═════ Dataset content
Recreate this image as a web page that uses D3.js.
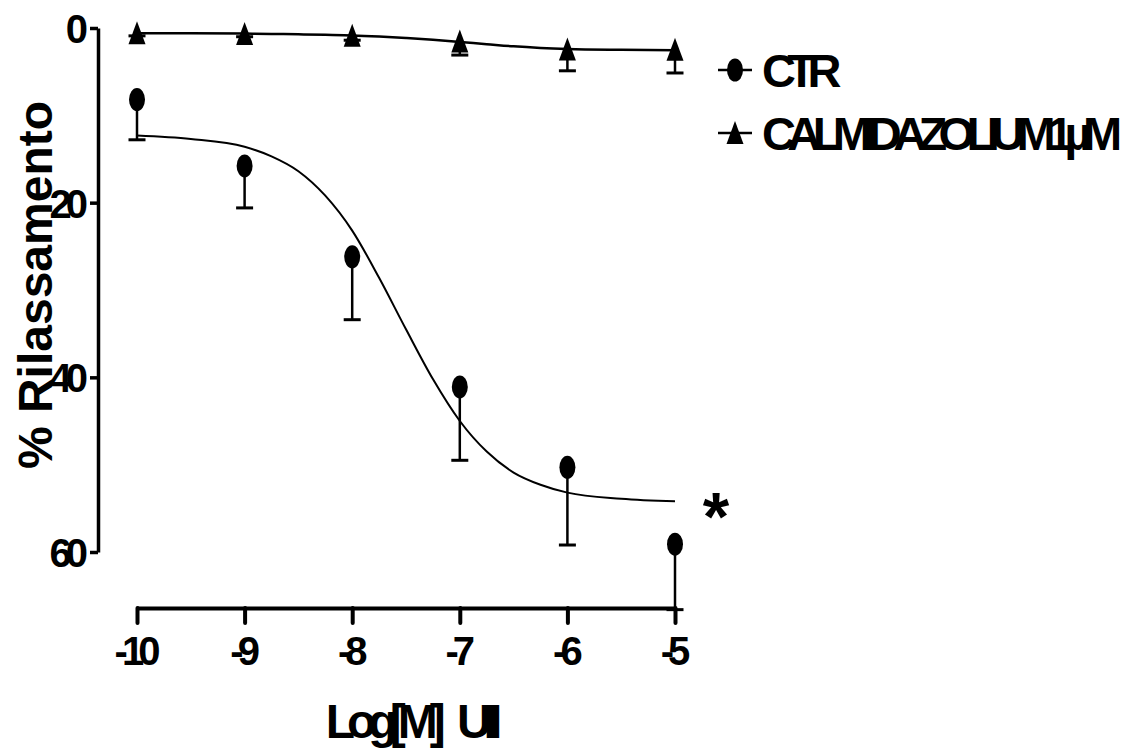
<!DOCTYPE html>
<html>
<head>
<meta charset="utf-8">
<script src="https://cdn.jsdelivr.net/npm/d3@7"></script>
<style>
  html, body { margin: 0; padding: 0; background: #fff; }
  svg { display: block; }
  text { font-family: "Liberation Sans", Arial, sans-serif; font-weight: bold; fill: #000; }
</style>
</head>
<body>
<svg id="chart" width="1133" height="752"></svg>
<script>
// ---- Data ----
const logDose = [-10, -9, -8, -7, -6, -5];
const ctrMean = [8.2, 15.8, 26.2, 41.1, 50.3, 59.1];
const ctrSem  = [4.6, 4.8, 7.2, 8.4, 8.9, 7.5];
const calmMean = [0.6, 0.7, 0.9, 1.55, 2.45, 2.5];
const calmSem  = [0.3, 0.3, 0.5, 1.55, 2.45, 2.65];

// fitted curves, points
const fitX    = [-10, -9.5, -9, -8.75, -8.5, -8.25, -8, -7.75, -7.5, -7.25, -7, -6.75, -6.5, -6.25, -6, -5.5, -5];
const ctrFit  = [12.3, 12.7, 13.6, 14.7, 16.4, 19.2, 23.2, 28.6, 34.5, 40.2, 45.0, 48.5, 50.9, 52.3, 53.2, 53.9, 54.2];
const calmFit = [0.6, 0.61, 0.64, 0.68, 0.72, 0.78, 0.85, 0.98, 1.15, 1.35, 1.6, 1.85, 2.1, 2.28, 2.4, 2.5, 2.55];

const yTicks = [0, 20, 40, 60];
const xTicks = [-10, -9, -8, -7, -6, -5];
const seriesNames = ["CTR", "CALMIDAZOLIUM1µM"];
const xTitle = "Log[M] UII";
const yTitle = "% Rilassamento";

// ---- Layout ----
const svg = d3.select("#chart");
const x = d3.scaleLinear().domain([-10, -5]).range([137, 675]);
const y = d3.scaleLinear().domain([0, 60]).range([28, 552]);
const yAxisX = 98;
const xAxisY = 608;

// Y axis
const yAxis = svg.append("g")
  .attr("transform", `translate(${yAxisX},0)`)
  .call(d3.axisLeft(y).tickValues(yTicks).tickFormat(d => String(d)).tickSize(8).tickSizeOuter(0).tickPadding(8));
yAxis.select(".domain").attr("stroke", "#000").attr("stroke-width", 3.5);
yAxis.selectAll(".tick line").attr("stroke", "#000").attr("stroke-width", 3.5);
yAxis.selectAll(".tick text")
  .style("font-size", "40px").style("letter-spacing", "-6px")
  .attr("dy", "0.36em");

// X axis
const xAxis = svg.append("g")
  .attr("transform", `translate(0,${xAxisY})`)
  .call(d3.axisBottom(x).tickValues(xTicks).tickFormat(d => String(d)).tickSize(15).tickSizeOuter(0).tickPadding(14));
xAxis.select(".domain").attr("stroke", "#000").attr("stroke-width", 4);
xAxis.selectAll(".tick line").attr("stroke", "#000").attr("stroke-width", 4).attr("stroke-linecap", "round");
xAxis.selectAll(".tick text")
  .style("font-size", "40px").style("letter-spacing", "-6px")
  .attr("dx", "-3px");

// Titles
svg.append("text")
  .attr("transform", `translate(52,285) rotate(-90)`)
  .attr("text-anchor", "middle")
  .style("font-size", "48px")
  .text(yTitle);

svg.append("text")
  .attr("x", 410).attr("y", 738)
  .attr("text-anchor", "middle")
  .style("font-size", "48px").style("letter-spacing", "-8px").style("word-spacing", "14px")
  .text(xTitle);

// Fitted curves
const line = d3.line().x(d => x(d[0])).y(d => y(d[1])).curve(d3.curveMonotoneX);
svg.append("path")
  .attr("d", line(fitX.map((v, i) => [v, ctrFit[i]])))
  .attr("fill", "none").attr("stroke", "#000").attr("stroke-width", 2);
svg.append("path")
  .attr("d", line(fitX.map((v, i) => [v, calmFit[i]])))
  .attr("fill", "none").attr("stroke", "#000").attr("stroke-width", 2.5);

// Error bars
function errorBars(means, sems, capW) {
  const g = svg.append("g").attr("stroke", "#000").attr("stroke-width", 2.5);
  logDose.forEach((d, i) => {
    const y0 = y(means[i]), y1 = y(means[i] + sems[i]);
    g.append("line").attr("x1", x(d)).attr("x2", x(d)).attr("y1", y0).attr("y2", y1);
    g.append("line").attr("x1", x(d) - capW / 2).attr("x2", x(d) + capW / 2).attr("y1", y1).attr("y2", y1).attr("stroke-width", 3);
  });
}
errorBars(ctrMean, ctrSem, 17);
errorBars(calmMean, calmSem, 17);

// Markers
const triPath = (cx, cy) => `M${cx},${cy - 12}L${cx + 8.5},${cy + 11}L${cx - 8.5},${cy + 11}Z`;
svg.append("g").selectAll("ellipse").data(logDose).join("ellipse")
  .attr("cx", d => x(d)).attr("cy", (d, i) => y(ctrMean[i]))
  .attr("rx", 8).attr("ry", 11.5).attr("fill", "#000");
svg.append("g").selectAll("path").data(logDose).join("path")
  .attr("d", (d, i) => triPath(x(d), y(calmMean[i]))).attr("fill", "#000");

// Significance asterisk
svg.append("text").attr("x", 716).attr("y", 540).attr("text-anchor", "middle")
  .style("font-size", "68px").text("*");

// Legend
const legend = svg.append("g");
const legY = [70, 133];
seriesNames.forEach((name, i) => {
  const gy = legY[i];
  legend.append("line").attr("x1", 718).attr("x2", 752).attr("y1", gy).attr("y2", gy)
    .attr("stroke", "#000").attr("stroke-width", 2.5);
  if (i === 0) {
    legend.append("ellipse").attr("cx", 735).attr("cy", gy).attr("rx", 8).attr("ry", 11.5).attr("fill", "#000");
  } else {
    legend.append("path").attr("d", triPath(735, gy)).attr("fill", "#000");
  }
  legend.append("text").attr("x", 762).attr("y", gy).attr("dy", "0.36em")
    .style("font-size", "47px").style("letter-spacing", "-8.6px")
    .text(name);
});
</script>
</body>
</html>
══════════
[Exercise instructions]
Reproduce all of the material above word for word. Omit the pictures.

[Solution for this task]
Recreate this image as a web page that uses D3.js.
<!DOCTYPE html>
<html>
<head>
<meta charset="utf-8">
<script src="https://cdn.jsdelivr.net/npm/d3@7"></script>
<style>
  html, body { margin: 0; padding: 0; background: #fff; }
  svg { display: block; }
  text { font-family: "Liberation Sans", Arial, sans-serif; font-weight: bold; fill: #000; }
</style>
</head>
<body>
<svg id="chart" width="1133" height="752"></svg>
<script>
// ---- Data ----
const logDose = [-10, -9, -8, -7, -6, -5];
const ctrMean = [8.2, 15.8, 26.2, 41.1, 50.3, 59.1];
const ctrSem  = [4.6, 4.8, 7.2, 8.4, 8.9, 7.5];
const calmMean = [0.6, 0.7, 0.9, 1.55, 2.45, 2.5];
const calmSem  = [0.3, 0.3, 0.5, 1.55, 2.45, 2.65];

// fitted curves, points
const fitX    = [-10, -9.5, -9, -8.75, -8.5, -8.25, -8, -7.75, -7.5, -7.25, -7, -6.75, -6.5, -6.25, -6, -5.5, -5];
const ctrFit  = [12.3, 12.7, 13.6, 14.7, 16.4, 19.2, 23.2, 28.6, 34.5, 40.2, 45.0, 48.5, 50.9, 52.3, 53.2, 53.9, 54.2];
const calmFit = [0.6, 0.61, 0.64, 0.68, 0.72, 0.78, 0.85, 0.98, 1.15, 1.35, 1.6, 1.85, 2.1, 2.28, 2.4, 2.5, 2.55];

const yTicks = [0, 20, 40, 60];
const xTicks = [-10, -9, -8, -7, -6, -5];
const seriesNames = ["CTR", "CALMIDAZOLIUM1µM"];
const xTitle = "Log[M] UII";
const yTitle = "% Rilassamento";

// ---- Layout ----
const svg = d3.select("#chart");
const x = d3.scaleLinear().domain([-10, -5]).range([137, 675]);
const y = d3.scaleLinear().domain([0, 60]).range([28, 552]);
const yAxisX = 98;
const xAxisY = 608;

// Y axis
const yAxis = svg.append("g")
  .attr("transform", `translate(${yAxisX},0)`)
  .call(d3.axisLeft(y).tickValues(yTicks).tickFormat(d => String(d)).tickSize(8).tickSizeOuter(0).tickPadding(8));
yAxis.select(".domain").attr("stroke", "#000").attr("stroke-width", 3.5);
yAxis.selectAll(".tick line").attr("stroke", "#000").attr("stroke-width", 3.5);
yAxis.selectAll(".tick text")
  .style("font-size", "40px").style("letter-spacing", "-6px")
  .attr("dy", "0.36em");

// X axis
const xAxis = svg.append("g")
  .attr("transform", `translate(0,${xAxisY})`)
  .call(d3.axisBottom(x).tickValues(xTicks).tickFormat(d => String(d)).tickSize(15).tickSizeOuter(0).tickPadding(14));
xAxis.select(".domain").attr("stroke", "#000").attr("stroke-width", 4);
xAxis.selectAll(".tick line").attr("stroke", "#000").attr("stroke-width", 4).attr("stroke-linecap", "round");
xAxis.selectAll(".tick text")
  .style("font-size", "40px").style("letter-spacing", "-6px")
  .attr("dx", "-3px");

// Titles
svg.append("text")
  .attr("transform", `translate(52,285) rotate(-90)`)
  .attr("text-anchor", "middle")
  .style("font-size", "48px")
  .text(yTitle);

svg.append("text")
  .attr("x", 410).attr("y", 738)
  .attr("text-anchor", "middle")
  .style("font-size", "48px").style("letter-spacing", "-8px").style("word-spacing", "14px")
  .text(xTitle);

// Fitted curves
const line = d3.line().x(d => x(d[0])).y(d => y(d[1])).curve(d3.curveMonotoneX);
svg.append("path")
  .attr("d", line(fitX.map((v, i) => [v, ctrFit[i]])))
  .attr("fill", "none").attr("stroke", "#000").attr("stroke-width", 2);
svg.append("path")
  .attr("d", line(fitX.map((v, i) => [v, calmFit[i]])))
  .attr("fill", "none").attr("stroke", "#000").attr("stroke-width", 2.5);

// Error bars
function errorBars(means, sems, capW) {
  const g = svg.append("g").attr("stroke", "#000").attr("stroke-width", 2.5);
  logDose.forEach((d, i) => {
    const y0 = y(means[i]), y1 = y(means[i] + sems[i]);
    g.append("line").attr("x1", x(d)).attr("x2", x(d)).attr("y1", y0).attr("y2", y1);
    g.append("line").attr("x1", x(d) - capW / 2).attr("x2", x(d) + capW / 2).attr("y1", y1).attr("y2", y1).attr("stroke-width", 3);
  });
}
errorBars(ctrMean, ctrSem, 17);
errorBars(calmMean, calmSem, 17);

// Markers
const triPath = (cx, cy) => `M${cx},${cy - 12}L${cx + 8.5},${cy + 11}L${cx - 8.5},${cy + 11}Z`;
svg.append("g").selectAll("ellipse").data(logDose).join("ellipse")
  .attr("cx", d => x(d)).attr("cy", (d, i) => y(ctrMean[i]))
  .attr("rx", 8).attr("ry", 11.5).attr("fill", "#000");
svg.append("g").selectAll("path").data(logDose).join("path")
  .attr("d", (d, i) => triPath(x(d), y(calmMean[i]))).attr("fill", "#000");

// Significance asterisk
svg.append("text").attr("x", 716).attr("y", 540).attr("text-anchor", "middle")
  .style("font-size", "68px").text("*");

// Legend
const legend = svg.append("g");
const legY = [70, 133];
seriesNames.forEach((name, i) => {
  const gy = legY[i];
  legend.append("line").attr("x1", 718).attr("x2", 752).attr("y1", gy).attr("y2", gy)
    .attr("stroke", "#000").attr("stroke-width", 2.5);
  if (i === 0) {
    legend.append("ellipse").attr("cx", 735).attr("cy", gy).attr("rx", 8).attr("ry", 11.5).attr("fill", "#000");
  } else {
    legend.append("path").attr("d", triPath(735, gy)).attr("fill", "#000");
  }
  legend.append("text").attr("x", 762).attr("y", gy).attr("dy", "0.36em")
    .style("font-size", "47px").style("letter-spacing", "-8.6px")
    .text(name);
});
</script>
</body>
</html>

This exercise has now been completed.